Now, work-force demographics are changing, making hiring good employees very difficult.

Our labor force is getting older. There are about 11 percent fewer Americans born between 1966 and 1985 than there were in the 20 years after World War II.

And there’s more. The work force is not only becoming older, it is becoming more multi-ethnic. It is estimated that in the years between 2004 and 2014, the white labor force will grow by 7 percent, compared to Asians by 32 percent and others by 30 percent. Women workers will increase to 60 percent by 2014 and by then the number of people in the labor force between the age of 55 and 64 will increase by about 7 million through 2014. Workers will forgo retirement and employers will hire back many of those who have retired. And with the economy getting tighter, it won’t be a pretty picture.


For most of the U.S., this means many employers will focus particularly on the aging of the work force. That, in turn, means more employers’ concern over the number of workers with eldercare responsibilities.

In Hawaii, this also means higher rates of immigration. We have already seen the tip of the immigration problem. Federal agents conducted a raid on a Maui condominium construction site and arrested 21 illegal immigrant workers. It is the same construction site that federal agents raided and arrested 23 workers from three different companies. Even more curious is the “illegals” came from Mexico, Brazil and Slovakia.

How do employers find workers in far-off lands?

The simple answer is they are recruited. The way it’s done now is a lot different than in the sugar plantation days. Then, they hired professional recruiters to find workers in Japan, Portugal, the Americas and the Philippines in person and bring them back on ships. Today, the Internet has made it much easier. The new technology means personnel departments have little difficulty building pools of recruits to choose from, ready and willing to seek employment in Hawaii and prosper in paradise.

It’s unlikely the government can stem the tide of “illegal” or “undocumented” workers to Hawaii. It may be a good time for the government and its industrial relations department to seek the assistance of local and national unions. The emergence of union legislation in the 1930s added the responsibilities of protecting personnel departments. This is a good suggestion, because as we have all seen in places like Samoa and Palau, the legislation also created the potential for handling and processing discrimination-related lawsuits and penalties, and general oversight about how immigrant workers should be treated.

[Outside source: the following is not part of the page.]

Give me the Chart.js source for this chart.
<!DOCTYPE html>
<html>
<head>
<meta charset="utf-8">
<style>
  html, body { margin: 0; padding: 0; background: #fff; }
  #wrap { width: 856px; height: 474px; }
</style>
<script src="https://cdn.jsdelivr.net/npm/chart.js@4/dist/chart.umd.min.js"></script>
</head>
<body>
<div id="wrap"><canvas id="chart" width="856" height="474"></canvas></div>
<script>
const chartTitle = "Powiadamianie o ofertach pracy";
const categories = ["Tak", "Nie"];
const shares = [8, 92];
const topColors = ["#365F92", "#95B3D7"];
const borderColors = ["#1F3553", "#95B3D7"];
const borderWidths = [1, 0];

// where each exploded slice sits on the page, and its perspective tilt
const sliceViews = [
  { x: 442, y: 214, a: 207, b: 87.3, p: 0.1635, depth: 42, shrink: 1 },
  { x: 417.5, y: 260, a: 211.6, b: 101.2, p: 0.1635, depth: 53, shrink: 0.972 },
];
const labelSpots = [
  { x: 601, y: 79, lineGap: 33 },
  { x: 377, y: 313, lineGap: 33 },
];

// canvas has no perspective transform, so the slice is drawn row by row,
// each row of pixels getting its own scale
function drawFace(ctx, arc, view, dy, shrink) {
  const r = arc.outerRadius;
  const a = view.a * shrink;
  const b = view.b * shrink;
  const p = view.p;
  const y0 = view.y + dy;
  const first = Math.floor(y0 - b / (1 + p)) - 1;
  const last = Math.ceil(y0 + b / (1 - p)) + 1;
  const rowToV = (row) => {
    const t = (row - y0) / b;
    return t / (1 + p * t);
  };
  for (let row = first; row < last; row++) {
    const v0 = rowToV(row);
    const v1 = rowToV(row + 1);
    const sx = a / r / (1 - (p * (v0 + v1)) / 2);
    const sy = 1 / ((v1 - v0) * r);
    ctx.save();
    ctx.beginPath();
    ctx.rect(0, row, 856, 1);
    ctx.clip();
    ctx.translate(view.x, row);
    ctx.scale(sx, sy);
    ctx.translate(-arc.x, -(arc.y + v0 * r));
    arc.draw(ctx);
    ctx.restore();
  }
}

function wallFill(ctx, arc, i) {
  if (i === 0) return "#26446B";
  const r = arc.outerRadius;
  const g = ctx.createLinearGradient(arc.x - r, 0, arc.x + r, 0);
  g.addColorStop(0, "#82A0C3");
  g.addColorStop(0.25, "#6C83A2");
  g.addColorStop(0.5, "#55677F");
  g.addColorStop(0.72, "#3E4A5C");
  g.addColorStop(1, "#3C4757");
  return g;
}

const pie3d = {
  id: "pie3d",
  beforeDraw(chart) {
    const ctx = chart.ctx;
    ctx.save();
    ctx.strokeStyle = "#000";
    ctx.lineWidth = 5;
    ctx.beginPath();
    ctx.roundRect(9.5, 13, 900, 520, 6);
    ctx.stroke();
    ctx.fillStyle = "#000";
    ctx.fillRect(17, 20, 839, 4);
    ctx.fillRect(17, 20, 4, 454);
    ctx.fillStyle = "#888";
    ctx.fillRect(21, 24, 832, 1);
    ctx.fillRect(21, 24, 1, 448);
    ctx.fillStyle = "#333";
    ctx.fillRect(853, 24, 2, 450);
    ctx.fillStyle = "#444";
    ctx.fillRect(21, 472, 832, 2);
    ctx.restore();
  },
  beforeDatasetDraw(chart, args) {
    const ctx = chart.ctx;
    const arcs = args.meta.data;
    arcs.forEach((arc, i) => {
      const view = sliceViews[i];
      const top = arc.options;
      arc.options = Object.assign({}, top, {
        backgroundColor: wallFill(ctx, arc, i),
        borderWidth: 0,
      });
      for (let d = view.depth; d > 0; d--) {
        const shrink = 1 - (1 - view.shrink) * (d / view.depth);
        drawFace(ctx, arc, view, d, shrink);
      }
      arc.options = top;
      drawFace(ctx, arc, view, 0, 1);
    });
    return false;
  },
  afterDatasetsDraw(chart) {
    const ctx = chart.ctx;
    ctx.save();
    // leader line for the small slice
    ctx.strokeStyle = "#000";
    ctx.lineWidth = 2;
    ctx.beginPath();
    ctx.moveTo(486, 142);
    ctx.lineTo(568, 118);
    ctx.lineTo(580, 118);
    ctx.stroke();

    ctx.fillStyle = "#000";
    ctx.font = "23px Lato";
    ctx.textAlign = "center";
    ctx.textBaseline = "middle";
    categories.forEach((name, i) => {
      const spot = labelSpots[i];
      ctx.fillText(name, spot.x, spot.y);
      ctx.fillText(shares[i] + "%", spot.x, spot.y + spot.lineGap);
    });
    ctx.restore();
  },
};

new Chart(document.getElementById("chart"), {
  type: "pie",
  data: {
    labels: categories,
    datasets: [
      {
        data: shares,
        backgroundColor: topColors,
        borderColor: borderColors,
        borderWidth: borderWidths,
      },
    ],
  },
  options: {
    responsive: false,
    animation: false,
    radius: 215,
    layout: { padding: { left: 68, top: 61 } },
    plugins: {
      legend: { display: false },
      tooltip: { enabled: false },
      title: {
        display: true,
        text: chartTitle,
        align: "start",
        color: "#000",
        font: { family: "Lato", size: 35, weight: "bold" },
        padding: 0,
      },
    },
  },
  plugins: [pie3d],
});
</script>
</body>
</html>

The legislation also helps employers to comply with immigration laws. The back-to-back raids on Maui a couple of weeks apart are proof that some in charge don’t know the U.S. immigration laws apply in Hawaii. Prospective employees can prove their eligibility to work here in two ways. First is to show a document such as a U.S. passport. Second, show an alien registration card with a photograph that proves the individual’s eligibility to work in Hawaii. It’s also possible, but much harder, to obtain a person’s employment eligibility by applying for a work permit. Problem with that is a lot of them are fakes.

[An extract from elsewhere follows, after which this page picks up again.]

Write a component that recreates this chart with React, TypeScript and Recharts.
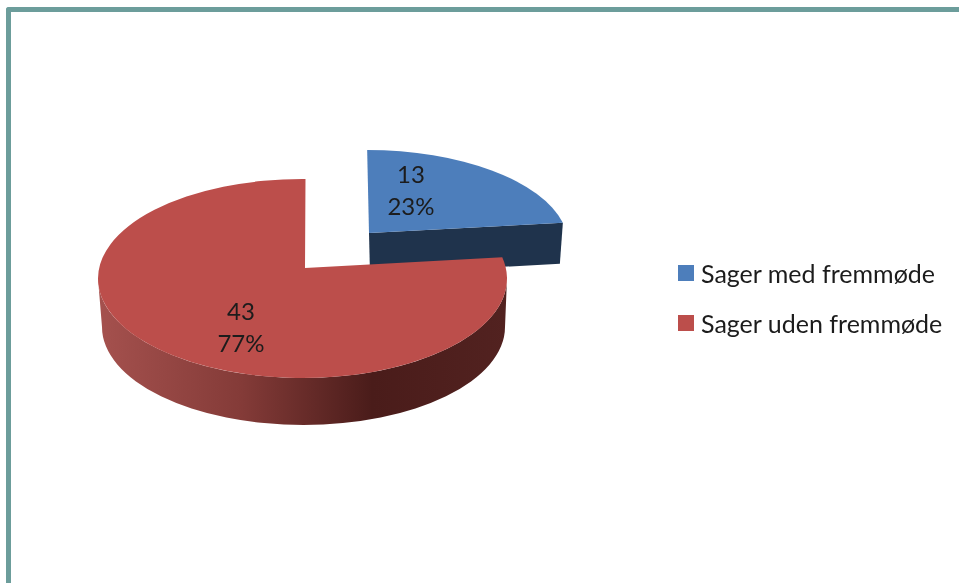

Those choosing to take a chance on using illegal immigrant workers should be advised that not only is it against the law with heavy fines possible, the Department of Homeland Security recently started pressing criminal charges against suspected violators. Once employers get involved in the arena, they can face some really severe penalties.

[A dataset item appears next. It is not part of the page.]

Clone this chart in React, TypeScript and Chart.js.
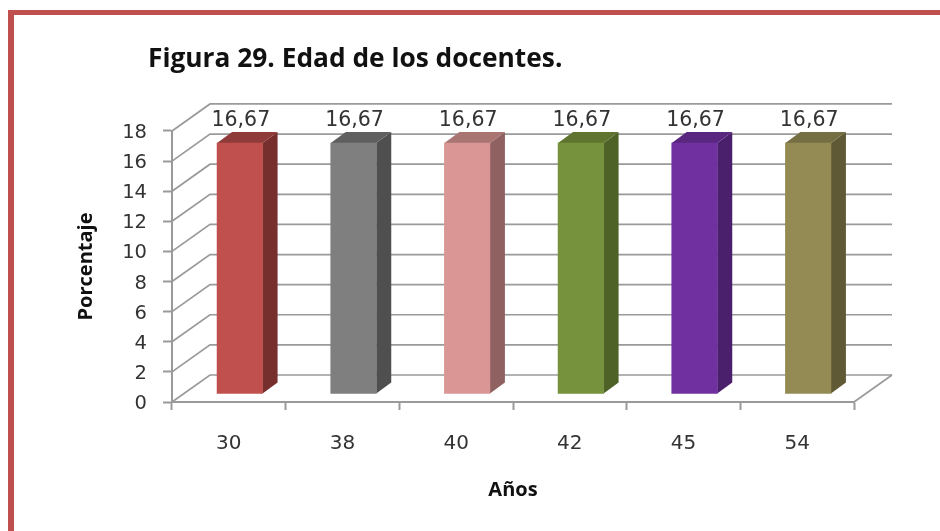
import React, { useEffect, useRef } from "react";
import { Chart, registerables } from "chart.js";

Chart.register(...registerables);

const categories = ["30", "38", "40", "42", "45", "54"];
const values = [16.67, 16.67, 16.67, 16.67, 16.67, 16.67];
const frontColors = ["#C0504D", "#7F7F7F", "#D99694", "#76923C", "#7030A0", "#948A54"];
const sideColors = ["#772F2D", "#4F4F4F", "#8F6261", "#4E6228", "#4A1F6B", "#5F5935"];
const topColors = ["#8F3B39", "#5F5F5F", "#A97573", "#5E742F", "#592680", "#766E43"];
const chartTitle = "Figura 29. Edad de los docentes.";
const yTitle = "Porcentaje";
const xTitle = "Años";

const WALL_DX = 38;
const WALL_DY = 27;
const BAR_DX = 11;
const BAR_DY = 8;
const DEPTH_DX = 15;
const DEPTH_DY = 11;
const GRID = "#9A9A9A";

const poly = (ctx: CanvasRenderingContext2D, pts: number[][], fill: string) => {
  ctx.beginPath();
  pts.forEach(([x, y], i) => (i ? ctx.lineTo(x, y) : ctx.moveTo(x, y)));
  ctx.closePath();
  ctx.fillStyle = fill;
  ctx.fill();
};

const wallsPlugin = {
  id: "walls",
  beforeDraw(chart: any) {
    chart.titleBlock.left = 148;
  },
  beforeDatasetsDraw(chart: any) {
    const { ctx, scales } = chart;
    const y = scales.y;
    const left = scales.x.left;
    const right = scales.x.right;
    ctx.save();
    ctx.strokeStyle = GRID;
    ctx.lineWidth = 1.7;
    y.ticks.forEach((t: any) => {
      const py = y.getPixelForValue(t.value);
      ctx.beginPath();
      ctx.moveTo(left, py);
      ctx.lineTo(left + WALL_DX, py - WALL_DY);
      ctx.lineTo(right + WALL_DX, py - WALL_DY);
      ctx.stroke();
    });
    const base = y.getPixelForValue(0);
    ctx.beginPath();
    ctx.moveTo(right, base);
    ctx.lineTo(right + WALL_DX, base - WALL_DY);
    ctx.stroke();
    ctx.restore();
  },
  beforeDatasetDraw(chart: any) {
    const { ctx } = chart;
    ctx.save();
    ctx.translate(BAR_DX, -BAR_DY);
    chart.getDatasetMeta(0).data.forEach((bar: any, i: number) => {
      const l = bar.x - bar.width / 2;
      const r = bar.x + bar.width / 2;
      poly(ctx, [[r, bar.y], [r + DEPTH_DX, bar.y - DEPTH_DY], [r + DEPTH_DX, bar.base - DEPTH_DY], [r, bar.base]], sideColors[i]);
      poly(ctx, [[l, bar.y], [l + DEPTH_DX, bar.y - DEPTH_DY], [r + DEPTH_DX, bar.y - DEPTH_DY], [r, bar.y]], topColors[i]);
    });
  },
  afterDatasetDraw(chart: any) {
    const { ctx } = chart;
    ctx.restore();
    ctx.save();
    ctx.font = '20.5px "DejaVu Sans"';
    ctx.fillStyle = "#333333";
    ctx.textAlign = "center";
    ctx.textBaseline = "middle";
    chart.getDatasetMeta(0).data.forEach((bar: any, i: number) => {
      ctx.fillText(String(values[i]).replace(".", ","), bar.x + BAR_DX + 1, bar.y - 30);
    });
    ctx.restore();
  },
};

export default function App() {
  const ref = useRef<HTMLCanvasElement>(null);
  useEffect(() => {
    const chart = new Chart(ref.current as HTMLCanvasElement, {
      type: "bar",
      data: {
        labels: categories,
        datasets: [
          {
            data: values,
            backgroundColor: frontColors,
            barThickness: 45.5,
            clip: false,
            borderWidth: 0,
          } as any,
        ],
      },
      options: {
        responsive: false,
        animation: false,
        devicePixelRatio: 1,
        layout: { autoPadding: false, padding: { left: 60, right: 86, top: 0, bottom: 0 } },
        plugins: {
          legend: { display: false },
          tooltip: { enabled: false },
          title: {
            display: true,
            text: chartTitle,
            align: "start",
            fullSize: true,
            color: "#111111",
            font: { family: '"Open Sans"', size: 26.3, weight: "bold", lineHeight: 1.2 },
            padding: { top: 44, bottom: 55.4 },
          },
        },
        scales: {
          x: {
            offset: true,
            afterFit(s: any) {
              s.height = 129;
            },
            grid: { drawOnChartArea: false, drawTicks: true, offset: true, tickLength: 8, tickColor: GRID, tickWidth: 2 },
            border: { display: true, color: GRID, width: 2 },
            ticks: { color: "#333333", font: { family: '"DejaVu Sans"', size: 20, lineHeight: 1.2 }, padding: 22, maxRotation: 0 },
            title: {
              display: true,
              text: xTitle,
              color: "#111111",
              font: { family: '"Open Sans"', size: 20, weight: "bold", lineHeight: 1.2 },
              padding: { top: 0, bottom: 29 },
            },
          },
          y: {
            min: 0,
            max: 18,
            afterFit(s: any) {
              s.width = 112;
            },
            grid: { drawOnChartArea: false, drawTicks: true, tickLength: 9, tickColor: GRID, tickWidth: 2 },
            border: { display: true, color: GRID, width: 2 },
            ticks: { stepSize: 2, color: "#333333", font: { family: '"DejaVu Sans"', size: 19.5, lineHeight: 1.2 }, padding: 16, labelOffset: 2 },
            title: {
              display: true,
              text: yTitle,
              color: "#111111",
              font: { family: '"Open Sans"', size: 20, weight: "bold", lineHeight: 1.2 },
              padding: { top: 14, bottom: 0 },
            },
          },
        },
      },
      plugins: [wallsPlugin],
    } as any);
    return () => chart.destroy();
  }, []);

  return (
    <div style={{ position: "fixed", inset: 0, overflow: "hidden", background: "#fff" }}>
      <div
        style={{
          position: "absolute",
          left: 8,
          top: 10,
          width: 1000,
          height: 700,
          borderLeft: "6px solid #C0504D",
          borderTop: "5px solid #C0504D",
        }}
      />
      <canvas
        ref={ref}
        width={940}
        height={531}
        style={{ position: "absolute", left: 0, top: 0, width: 940, height: 531, filter: "blur(0.4px)" }}
      />
    </div>
  );
}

It is socially intelligent for employers to protect themselves and avoid accusations of hiring illegal workers by conducting employment verification, criminal records checks, drug screening and reference checks. An easier way is to hire someone who knows how to deal with these kinds of workers.

All of the research and literature indicate the problem of illegal immigrant workers in a global economy, especially Hawaii, is going to get much worse before it gets better.